A minuta do Código Eleitoral que deve ser votada por um grupo de trabalho na Câmara dos Deputados esvazia significativamente o poder de análise da Justiça Eleitoral das contas de partidos, que utilizam anualmente cerca de R$ 1 bilhão em verba pública.
Primeira versão do texto de acordo com a Folha de S. Paulo, foi apresentada na quarta (23) ao presidente da Câmara, Arthur Lira (PP-AL), pela deputada Margarete Coelho (PP-PI), relatora do projeto de reforma da legislação eleitoral. Também participou do encontro o deputado Jhonatan de Jesus (Republicanos-RR), coordenador do grupo de trabalho.
Uma das principais mudanças contestadas por especialistas em legislação eleitoral é o artigo que delimita em apenas dois pontos a apuração das prestações de contas entregues anualmente pelos partidos à Justiça Eleitoral.
Segundo o dispositivo, a análise deverá se restringir a verificar se as siglas receberam recursos de fontes vedadas ou de origem não identificada e se destinaram as cotas estabelecidas na lei para suas fundações e para o incentivo à participação das mulheres na política.
Marcelo Issa, do Movimento Transparência Partidária, destaca que o artigo começa estabelecendo que o procedimento é administrativo –hoje a legislação diz que o processo é jurisdicional. Isso permite o uso de institutos como o da preclusão, que determina que, caso a parte não preste a tempo determinado esclarecimento ou não apresente documento que a lei ou juiz determina, ela perde o direito de prestar o esclarecimento ou aportar o documento.
Issa cita um episódio específico do ano passado, quando um grupo de 18 partidos, de PSOL a PSL, ingressou com uma ADI (Ação Direta de Inconstitucionalidade) no STF (Supremo Tribunal Federal) questionando a preclusão.

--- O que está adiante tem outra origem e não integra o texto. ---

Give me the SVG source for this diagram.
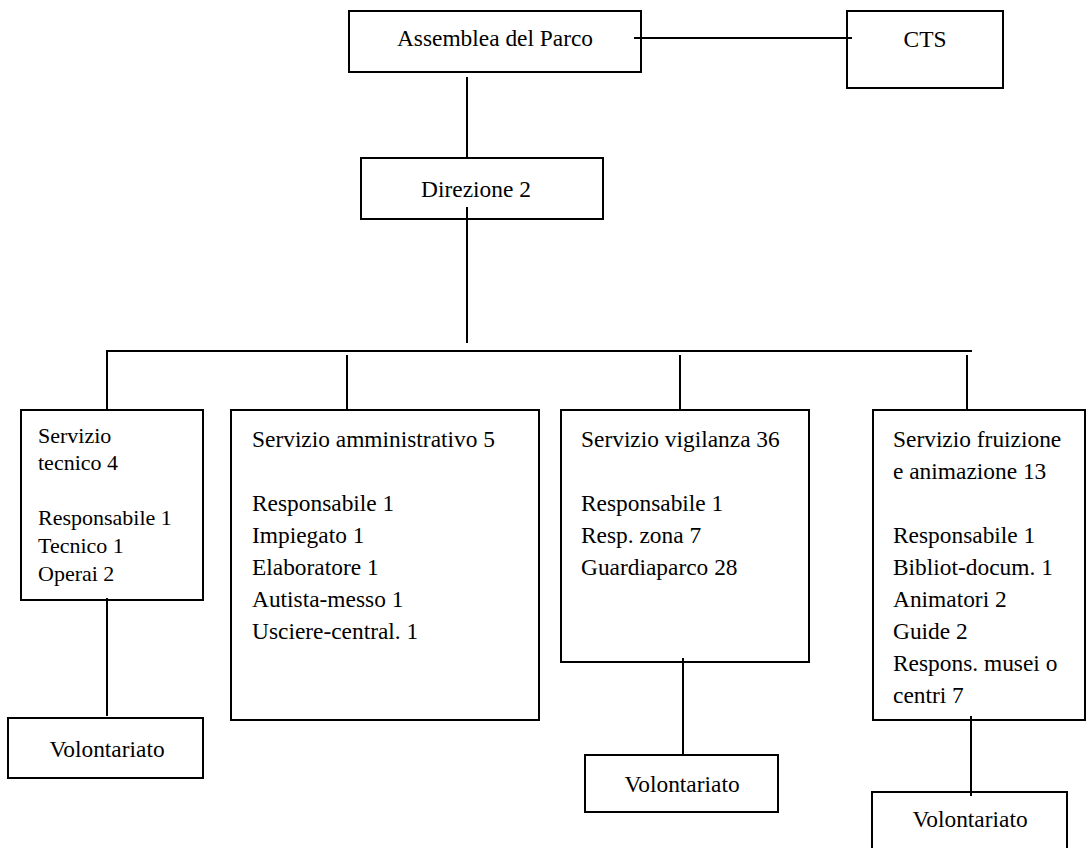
<svg xmlns="http://www.w3.org/2000/svg" width="1087" height="848" viewBox="0 0 1087 848">
<style>
.box{fill:#fff;stroke:#000;stroke-width:2}
.ln{stroke:#000;stroke-width:2;fill:none}
text{font-family:"Liberation Serif","Times New Roman",serif;font-size:23.4px;fill:#000}
.c{text-anchor:middle}
.sm{font-size:22px}
</style>
<rect width="1087" height="848" fill="#fff"/>
<g id="assemblea">
<rect class="box" x="349" y="11" width="292" height="61"/>
<text class="c" x="495" y="46">Assemblea del Parco</text>
</g>
<g id="cts">
<rect class="box" x="847" y="11" width="156" height="77"/>
<text class="c" x="925" y="47">CTS</text>
</g>
<g id="direzione">
<rect class="box" x="361" y="158" width="242" height="61"/>
<text class="c" x="476" y="197">Direzione 2</text>
</g>
<g id="tecnico">
<rect class="box" x="21" y="410" width="182" height="190"/>
<text class="sm" x="38" y="443">Servizio</text>
<text class="sm" x="38" y="470">tecnico 4</text>
<text class="sm" x="38" y="525">Responsabile 1</text>
<text class="sm" x="38" y="553">Tecnico 1</text>
<text class="sm" x="38" y="581">Operai 2</text>
</g>
<g id="amministrativo">
<rect class="box" x="231" y="410" width="308" height="310"/>
<text x="252" y="447">Servizio amministrativo 5</text>
<text x="252" y="511">Responsabile 1</text>
<text x="252" y="543">Impiegato 1</text>
<text x="252" y="575">Elaboratore 1</text>
<text x="252" y="607">Autista-messo 1</text>
<text x="252" y="639">Usciere-central. 1</text>
</g>
<g id="vigilanza">
<rect class="box" x="561" y="410" width="248" height="252"/>
<text x="581" y="447">Servizio vigilanza 36</text>
<text x="581" y="511">Responsabile 1</text>
<text x="581" y="543">Resp. zona 7</text>
<text x="581" y="575">Guardiaparco 28</text>
</g>
<g id="fruizione">
<rect class="box" x="873" y="410" width="212" height="310"/>
<text x="893" y="447">Servizio fruizione</text>
<text x="893" y="479">e animazione 13</text>
<text x="893" y="543">Responsabile 1</text>
<text x="893" y="575">Bibliot-docum. 1</text>
<text x="893" y="607">Animatori 2</text>
<text x="893" y="639">Guide 2</text>
<text x="893" y="671">Respons. musei o</text>
<text x="893" y="703">centri 7</text>
</g>
<g id="volontariato1">
<rect class="box" x="8" y="718" width="195" height="60"/>
<text class="c" x="107" y="757">Volontariato</text>
</g>
<g id="volontariato2">
<rect class="box" x="585" y="755" width="193" height="57"/>
<text class="c" x="682" y="792">Volontariato</text>
</g>
<g id="volontariato3">
<rect class="box" x="872" y="792" width="195" height="62"/>
<text class="c" x="970" y="827">Volontariato</text>
</g>
<g id="connectors">
<line class="ln" x1="634" y1="38" x2="852" y2="38"/>
<line class="ln" x1="467" y1="77" x2="467" y2="158"/>
<line class="ln" x1="467" y1="207" x2="467" y2="343"/>
<polyline class="ln" points="107,410 107,351 972,351"/>
<line class="ln" x1="347" y1="355" x2="347" y2="410"/>
<line class="ln" x1="680" y1="355" x2="680" y2="410"/>
<line class="ln" x1="967" y1="355" x2="967" y2="410"/>
<line class="ln" x1="107" y1="598" x2="107" y2="716"/>
<line class="ln" x1="683" y1="658" x2="683" y2="755"/>
<line class="ln" x1="971" y1="716" x2="971" y2="796"/>
</g>
</svg>
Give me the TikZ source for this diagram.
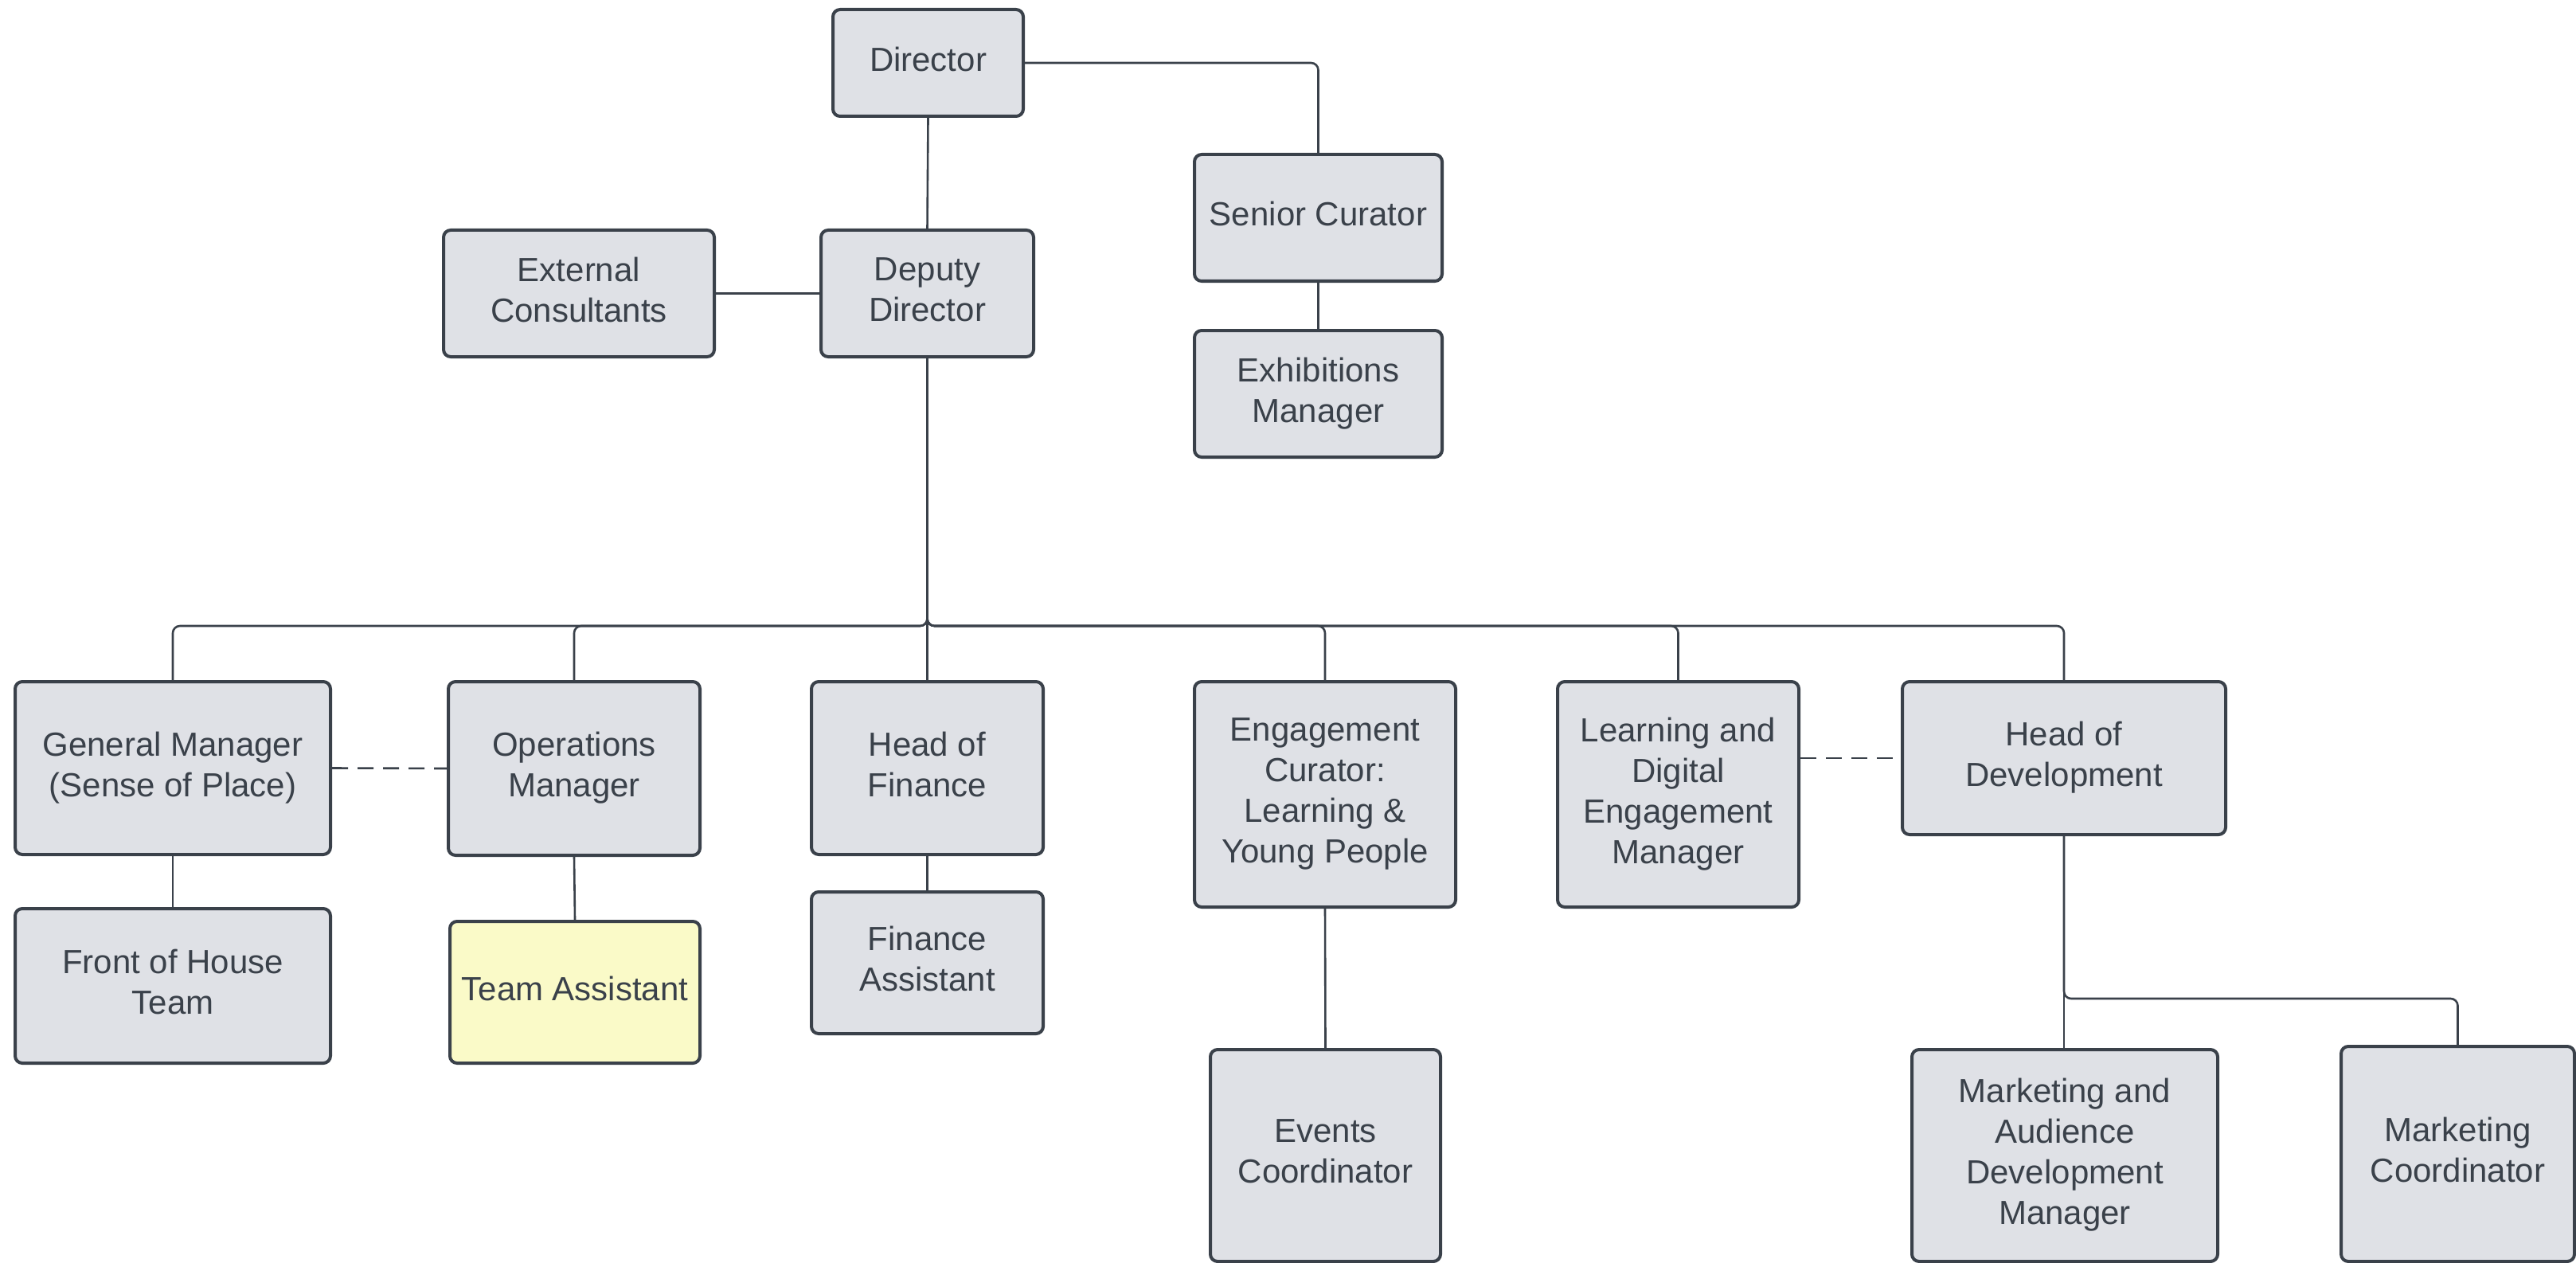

Eles argumentavam que o instituto violava o direito à ampla defesa e pediam que os documentos para prestação de contas pudessem ser apresentados a qualquer momento.
O entendimento do STF foi o de que, sem a preclusão, partidos poderiam apresentar as informações em doses homeopáticas e, com isso, causar prescrição dos processos –a Justiça tem cinco anos para julgar as contas dos partidos. Com o novo código, esse instituto não poderia ser usado.
“A análise ficaria restrita aos dois pontos, amarrando absurdamente a mão da Justiça Eleitoral sobre a análise das contas. Isso esvazia a capacidade fiscalizatória da Justiça Eleitoral, e o Ministério Público não tem meios para assumir esse papel, principalmente porque as contas são prestadas para a Justiça Eleitoral. É um retrocesso absurdo”, diz.
Outro trecho da minuta limita a R$ 30 mil as multas a partidos por gastos irregulares. A regra atual diz que, se o partido tem algum gasto apontado como irregular, ele tem de devolver e ser multado em até 20% do valor.
Há preocupação também com o artigo que estabelece que mudanças no regulamento para eleições ordinárias possam ser propostas ao TSE (Tribunal Superior Eleitoral) por senadores e deputados, com a possibilidade de questionamento do sistema eleitoral, por exemplo.
O projeto de alteração das regras eleitorais pretende revogar toda a legislação e implantar um único código, com quase mil artigos.
Após a votação no grupo de trabalho, o texto ficará pronto para votação no plenário. Ele ainda estabelece amarras ao TSE para regulamentar as eleições e afrouxa a punição decorrente de inelegibilidade.
Além da comissão relatada por Margarete, há outras duas debatendo alterações na lei política e eleitoral –uma trata das mudanças na Constituição e outra pretende instituir um comprovante impresso do voto na urna eletrônica.
Como tem ocorrido em ano pré-eleitoral (as regras devem estar em vigor ao menos um ano antes do pleito), o Congresso se mobiliza para alterar a lei, em boa parte com medidas que afrouxam fiscalização, transparência e punições.
Em 2019, por exemplo, a Câmara tentou aprovar a jato projeto com retrocessos na lei, o que só foi amenizado após pressão liderada por entidades de defesa da transparência e do acompanhamento de gastos partidários.